## WRITTEN PROBLEM
Repeat, exactly and only, the lines from the beginning of the data through the line with "ax = fig.add_axes([161". Pictures are left out.
** start of TASK MATERIAL **
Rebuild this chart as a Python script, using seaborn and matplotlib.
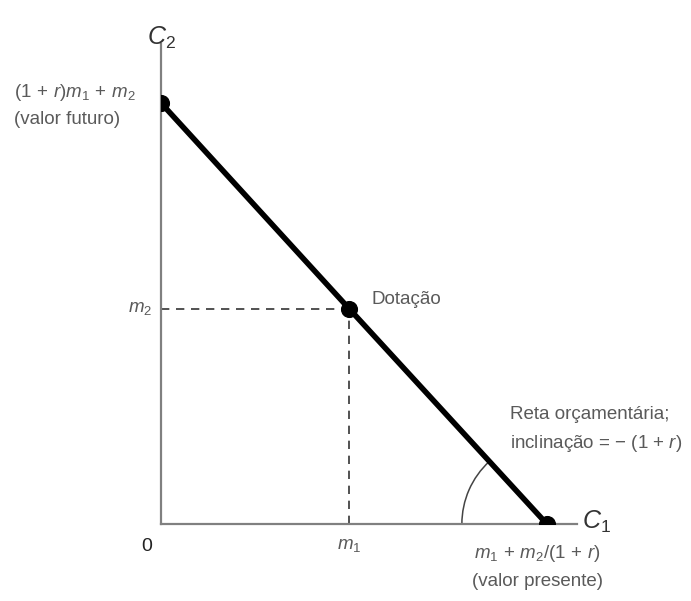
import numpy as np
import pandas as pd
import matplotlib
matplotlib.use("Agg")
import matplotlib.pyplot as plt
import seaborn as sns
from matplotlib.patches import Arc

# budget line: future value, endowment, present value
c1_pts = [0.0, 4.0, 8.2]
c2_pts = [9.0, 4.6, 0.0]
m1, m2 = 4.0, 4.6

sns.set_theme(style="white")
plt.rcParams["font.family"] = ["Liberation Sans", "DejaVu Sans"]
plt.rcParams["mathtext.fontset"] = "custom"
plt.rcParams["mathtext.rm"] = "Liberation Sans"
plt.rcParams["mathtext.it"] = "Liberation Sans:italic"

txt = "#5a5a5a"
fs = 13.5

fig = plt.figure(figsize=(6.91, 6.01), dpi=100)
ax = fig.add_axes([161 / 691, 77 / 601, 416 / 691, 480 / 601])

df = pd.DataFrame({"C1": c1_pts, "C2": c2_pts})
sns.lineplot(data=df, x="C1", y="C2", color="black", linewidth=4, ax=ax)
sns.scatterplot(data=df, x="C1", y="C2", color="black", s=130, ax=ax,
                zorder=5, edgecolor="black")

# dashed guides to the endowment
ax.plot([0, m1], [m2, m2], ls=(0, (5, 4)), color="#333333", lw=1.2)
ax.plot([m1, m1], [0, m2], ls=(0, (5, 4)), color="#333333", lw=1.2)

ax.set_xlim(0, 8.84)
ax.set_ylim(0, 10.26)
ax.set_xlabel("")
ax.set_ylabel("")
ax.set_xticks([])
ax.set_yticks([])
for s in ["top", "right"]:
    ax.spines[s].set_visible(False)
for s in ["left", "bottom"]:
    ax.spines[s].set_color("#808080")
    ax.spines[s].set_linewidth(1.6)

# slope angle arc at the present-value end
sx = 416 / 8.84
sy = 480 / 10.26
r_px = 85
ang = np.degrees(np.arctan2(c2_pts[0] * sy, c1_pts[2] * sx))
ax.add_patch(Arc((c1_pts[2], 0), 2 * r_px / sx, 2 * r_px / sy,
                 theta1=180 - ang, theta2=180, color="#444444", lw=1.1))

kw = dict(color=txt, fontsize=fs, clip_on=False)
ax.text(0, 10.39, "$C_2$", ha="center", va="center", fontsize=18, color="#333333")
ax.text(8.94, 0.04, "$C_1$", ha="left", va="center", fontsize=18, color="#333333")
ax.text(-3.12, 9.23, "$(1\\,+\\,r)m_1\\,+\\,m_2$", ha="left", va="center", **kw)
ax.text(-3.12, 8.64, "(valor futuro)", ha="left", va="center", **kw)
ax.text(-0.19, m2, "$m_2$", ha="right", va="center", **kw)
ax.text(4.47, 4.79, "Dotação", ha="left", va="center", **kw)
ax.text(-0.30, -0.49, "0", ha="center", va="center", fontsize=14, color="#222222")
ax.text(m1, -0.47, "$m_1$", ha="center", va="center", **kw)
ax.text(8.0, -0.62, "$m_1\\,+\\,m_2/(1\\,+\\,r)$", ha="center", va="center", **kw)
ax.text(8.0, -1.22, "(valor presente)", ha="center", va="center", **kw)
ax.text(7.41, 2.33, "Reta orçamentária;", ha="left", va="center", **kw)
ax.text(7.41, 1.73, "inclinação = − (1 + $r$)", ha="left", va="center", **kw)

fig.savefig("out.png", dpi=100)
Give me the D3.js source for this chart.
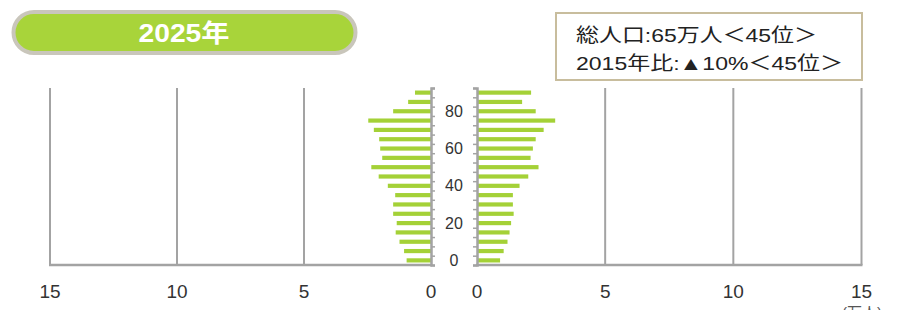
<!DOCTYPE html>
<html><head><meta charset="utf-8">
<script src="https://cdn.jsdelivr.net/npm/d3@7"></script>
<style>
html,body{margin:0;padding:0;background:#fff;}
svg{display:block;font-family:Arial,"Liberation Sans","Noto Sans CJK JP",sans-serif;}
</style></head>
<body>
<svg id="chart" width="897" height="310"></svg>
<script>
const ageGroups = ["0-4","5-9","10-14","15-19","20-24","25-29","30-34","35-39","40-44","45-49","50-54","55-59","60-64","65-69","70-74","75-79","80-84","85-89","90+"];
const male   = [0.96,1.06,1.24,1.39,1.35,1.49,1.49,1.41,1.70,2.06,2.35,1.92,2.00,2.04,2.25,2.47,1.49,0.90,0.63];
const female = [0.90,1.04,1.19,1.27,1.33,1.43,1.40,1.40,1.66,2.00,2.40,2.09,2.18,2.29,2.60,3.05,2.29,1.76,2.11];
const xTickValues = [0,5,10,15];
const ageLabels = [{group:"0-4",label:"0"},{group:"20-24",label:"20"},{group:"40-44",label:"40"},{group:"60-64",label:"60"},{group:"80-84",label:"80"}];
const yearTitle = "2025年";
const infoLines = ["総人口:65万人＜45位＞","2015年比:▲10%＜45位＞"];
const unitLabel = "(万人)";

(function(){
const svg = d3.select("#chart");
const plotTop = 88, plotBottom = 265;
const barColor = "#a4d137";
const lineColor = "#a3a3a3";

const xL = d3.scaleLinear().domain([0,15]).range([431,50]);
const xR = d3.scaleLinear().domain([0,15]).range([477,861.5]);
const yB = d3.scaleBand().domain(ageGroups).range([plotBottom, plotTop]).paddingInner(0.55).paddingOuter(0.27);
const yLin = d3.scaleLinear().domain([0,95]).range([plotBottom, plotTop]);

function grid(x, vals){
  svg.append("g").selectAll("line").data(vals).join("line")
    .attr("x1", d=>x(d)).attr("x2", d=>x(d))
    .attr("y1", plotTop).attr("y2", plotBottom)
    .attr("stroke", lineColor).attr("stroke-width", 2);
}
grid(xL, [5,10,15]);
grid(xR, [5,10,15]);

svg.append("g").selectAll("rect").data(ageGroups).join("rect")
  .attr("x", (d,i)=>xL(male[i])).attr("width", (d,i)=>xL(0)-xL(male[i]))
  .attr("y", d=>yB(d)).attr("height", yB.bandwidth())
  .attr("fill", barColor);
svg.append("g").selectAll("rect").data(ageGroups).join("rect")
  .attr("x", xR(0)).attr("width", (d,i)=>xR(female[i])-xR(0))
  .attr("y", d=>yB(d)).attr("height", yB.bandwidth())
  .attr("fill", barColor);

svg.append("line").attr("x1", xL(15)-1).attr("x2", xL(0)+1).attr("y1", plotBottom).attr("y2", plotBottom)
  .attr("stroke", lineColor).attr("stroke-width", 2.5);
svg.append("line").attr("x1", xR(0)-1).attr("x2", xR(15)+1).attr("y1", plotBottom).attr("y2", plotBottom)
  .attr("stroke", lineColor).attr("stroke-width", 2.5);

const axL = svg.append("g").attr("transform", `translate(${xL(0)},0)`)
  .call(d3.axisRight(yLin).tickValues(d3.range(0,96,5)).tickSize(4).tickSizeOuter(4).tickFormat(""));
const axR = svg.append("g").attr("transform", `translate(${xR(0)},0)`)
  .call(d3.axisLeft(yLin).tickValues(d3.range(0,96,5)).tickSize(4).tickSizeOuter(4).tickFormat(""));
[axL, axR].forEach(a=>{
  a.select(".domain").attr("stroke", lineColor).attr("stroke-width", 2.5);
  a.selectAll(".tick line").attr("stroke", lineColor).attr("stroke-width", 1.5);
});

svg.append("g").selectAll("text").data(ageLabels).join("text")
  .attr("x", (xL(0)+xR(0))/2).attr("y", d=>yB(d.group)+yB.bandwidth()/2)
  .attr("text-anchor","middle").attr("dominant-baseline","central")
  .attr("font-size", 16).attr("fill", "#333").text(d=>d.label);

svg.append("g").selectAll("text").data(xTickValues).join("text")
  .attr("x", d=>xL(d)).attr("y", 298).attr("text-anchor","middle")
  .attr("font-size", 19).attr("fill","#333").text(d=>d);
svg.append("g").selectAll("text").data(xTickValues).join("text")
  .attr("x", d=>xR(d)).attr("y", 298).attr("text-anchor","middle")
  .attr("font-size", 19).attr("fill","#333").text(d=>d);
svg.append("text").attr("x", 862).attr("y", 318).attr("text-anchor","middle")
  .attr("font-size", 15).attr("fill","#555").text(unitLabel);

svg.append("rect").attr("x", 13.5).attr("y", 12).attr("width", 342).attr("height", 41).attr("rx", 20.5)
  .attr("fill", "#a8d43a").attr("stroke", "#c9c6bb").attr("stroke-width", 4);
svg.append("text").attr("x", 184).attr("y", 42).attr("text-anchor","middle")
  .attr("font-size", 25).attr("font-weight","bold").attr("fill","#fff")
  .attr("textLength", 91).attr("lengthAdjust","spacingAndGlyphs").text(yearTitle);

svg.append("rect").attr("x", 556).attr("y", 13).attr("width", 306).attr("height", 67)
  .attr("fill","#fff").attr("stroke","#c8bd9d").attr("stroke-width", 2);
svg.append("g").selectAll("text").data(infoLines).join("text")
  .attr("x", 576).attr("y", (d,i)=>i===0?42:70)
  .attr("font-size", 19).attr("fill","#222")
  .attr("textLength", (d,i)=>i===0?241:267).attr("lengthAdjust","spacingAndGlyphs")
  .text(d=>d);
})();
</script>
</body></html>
** end of TASK MATERIAL **
## SOLUTION TO THE PROBLEM
Rebuild this chart as a Python script, using seaborn and matplotlib.
import numpy as np
import pandas as pd
import matplotlib
matplotlib.use("Agg")
import matplotlib.pyplot as plt
import seaborn as sns
from matplotlib.patches import Arc

# budget line: future value, endowment, present value
c1_pts = [0.0, 4.0, 8.2]
c2_pts = [9.0, 4.6, 0.0]
m1, m2 = 4.0, 4.6

sns.set_theme(style="white")
plt.rcParams["font.family"] = ["Liberation Sans", "DejaVu Sans"]
plt.rcParams["mathtext.fontset"] = "custom"
plt.rcParams["mathtext.rm"] = "Liberation Sans"
plt.rcParams["mathtext.it"] = "Liberation Sans:italic"

txt = "#5a5a5a"
fs = 13.5

fig = plt.figure(figsize=(6.91, 6.01), dpi=100)
ax = fig.add_axes([161 / 691, 77 / 601, 416 / 691, 480 / 601])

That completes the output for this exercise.